Added:Why do mortgage rates stay high? If you've been wondering why mortgage rates are still so high, you're not alone.
Many people expected rates to fall by now, but several factors are keeping borrowing costs elevated. The biggest reason is inflation. Inflation means prices for goods and services are rising faster than normal. Even though inflation has cooled from its peak, it's still above the level that the US Federal Reserve wants to see. To fight inflation, the Federal Reserve keeps interest rates relatively high. While the Fed doesn't directly set mortgage rates, its policies heavily influence the financial markets that do. When investors expect higher interest rates for longer, mortgage rates tend to remain high as well.

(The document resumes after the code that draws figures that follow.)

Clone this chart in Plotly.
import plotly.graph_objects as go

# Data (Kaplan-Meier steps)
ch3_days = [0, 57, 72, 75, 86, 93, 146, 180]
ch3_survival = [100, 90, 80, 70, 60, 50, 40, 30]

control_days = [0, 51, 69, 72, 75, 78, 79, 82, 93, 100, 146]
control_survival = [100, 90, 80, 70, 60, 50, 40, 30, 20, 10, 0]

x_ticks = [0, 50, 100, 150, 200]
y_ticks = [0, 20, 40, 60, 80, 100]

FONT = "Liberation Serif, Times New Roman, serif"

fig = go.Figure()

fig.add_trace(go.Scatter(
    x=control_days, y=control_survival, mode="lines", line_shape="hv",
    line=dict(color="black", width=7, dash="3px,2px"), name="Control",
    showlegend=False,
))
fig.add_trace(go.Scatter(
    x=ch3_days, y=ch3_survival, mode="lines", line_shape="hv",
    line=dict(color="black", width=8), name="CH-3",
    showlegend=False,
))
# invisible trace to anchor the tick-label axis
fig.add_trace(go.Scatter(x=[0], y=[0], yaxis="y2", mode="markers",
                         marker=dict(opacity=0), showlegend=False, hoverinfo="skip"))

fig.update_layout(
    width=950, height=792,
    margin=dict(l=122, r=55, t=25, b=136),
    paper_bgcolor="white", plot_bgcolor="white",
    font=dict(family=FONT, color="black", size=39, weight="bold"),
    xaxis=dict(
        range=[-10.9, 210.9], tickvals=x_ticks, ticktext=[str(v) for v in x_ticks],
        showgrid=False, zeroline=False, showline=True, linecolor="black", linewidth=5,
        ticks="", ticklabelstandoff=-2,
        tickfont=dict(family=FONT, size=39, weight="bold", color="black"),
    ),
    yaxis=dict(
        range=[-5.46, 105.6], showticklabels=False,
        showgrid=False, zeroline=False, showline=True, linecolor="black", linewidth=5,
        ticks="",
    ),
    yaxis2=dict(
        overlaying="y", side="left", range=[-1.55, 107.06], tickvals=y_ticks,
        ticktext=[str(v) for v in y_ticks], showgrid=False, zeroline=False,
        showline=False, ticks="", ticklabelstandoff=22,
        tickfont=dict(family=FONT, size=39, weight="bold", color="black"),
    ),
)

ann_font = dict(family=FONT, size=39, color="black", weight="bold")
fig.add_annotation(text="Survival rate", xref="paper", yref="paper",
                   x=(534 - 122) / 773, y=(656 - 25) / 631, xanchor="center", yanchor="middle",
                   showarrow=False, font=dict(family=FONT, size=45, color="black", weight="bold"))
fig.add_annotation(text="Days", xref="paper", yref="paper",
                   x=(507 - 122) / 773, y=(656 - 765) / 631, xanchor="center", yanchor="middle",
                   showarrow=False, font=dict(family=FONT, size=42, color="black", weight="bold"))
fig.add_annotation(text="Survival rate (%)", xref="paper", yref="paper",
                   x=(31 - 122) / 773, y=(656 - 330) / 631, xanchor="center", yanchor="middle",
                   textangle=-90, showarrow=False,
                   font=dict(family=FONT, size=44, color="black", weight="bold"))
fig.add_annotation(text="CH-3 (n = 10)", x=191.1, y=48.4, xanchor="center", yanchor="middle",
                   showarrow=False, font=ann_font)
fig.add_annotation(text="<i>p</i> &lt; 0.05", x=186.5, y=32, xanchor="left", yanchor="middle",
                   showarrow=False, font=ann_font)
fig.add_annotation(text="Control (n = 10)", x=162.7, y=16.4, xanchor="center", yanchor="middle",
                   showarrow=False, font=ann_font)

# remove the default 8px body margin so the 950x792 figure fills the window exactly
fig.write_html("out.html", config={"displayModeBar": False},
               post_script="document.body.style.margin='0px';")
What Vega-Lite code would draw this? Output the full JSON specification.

Another factor is the bond market.
Mortgage rates are closely tied to the yield on the 10-year US Treasury bond.
When investors demand higher returns to lend money, Treasury yields rise, and mortgage rates often follow.
There's also economic uncertainty.
Concerns about government debt, future inflation, and the overall strength of the economy make lenders more cautious.
To compensate for risk, they charge higher rates on mortgages. The result?
Higher monthly payments for home buyers, reduced affordability, and the slower housing market. Many homeowners who locked in low rates a few years ago are also choosing not to sell, which limits housing supply.
So, when will mortgage rates come down?
Most experts believe rates could gradually decline if inflation continues to ease, and the Federal Reserve starts cutting rates more aggressively.
However, a return to the ultra-low mortgage rates seen during 2020 and 2021 is unlikely anytime soon.
For now, high mortgage rates remain the new reality, shaped by inflation, Federal Reserve policy, bond market dynamics, and economic uncertainty.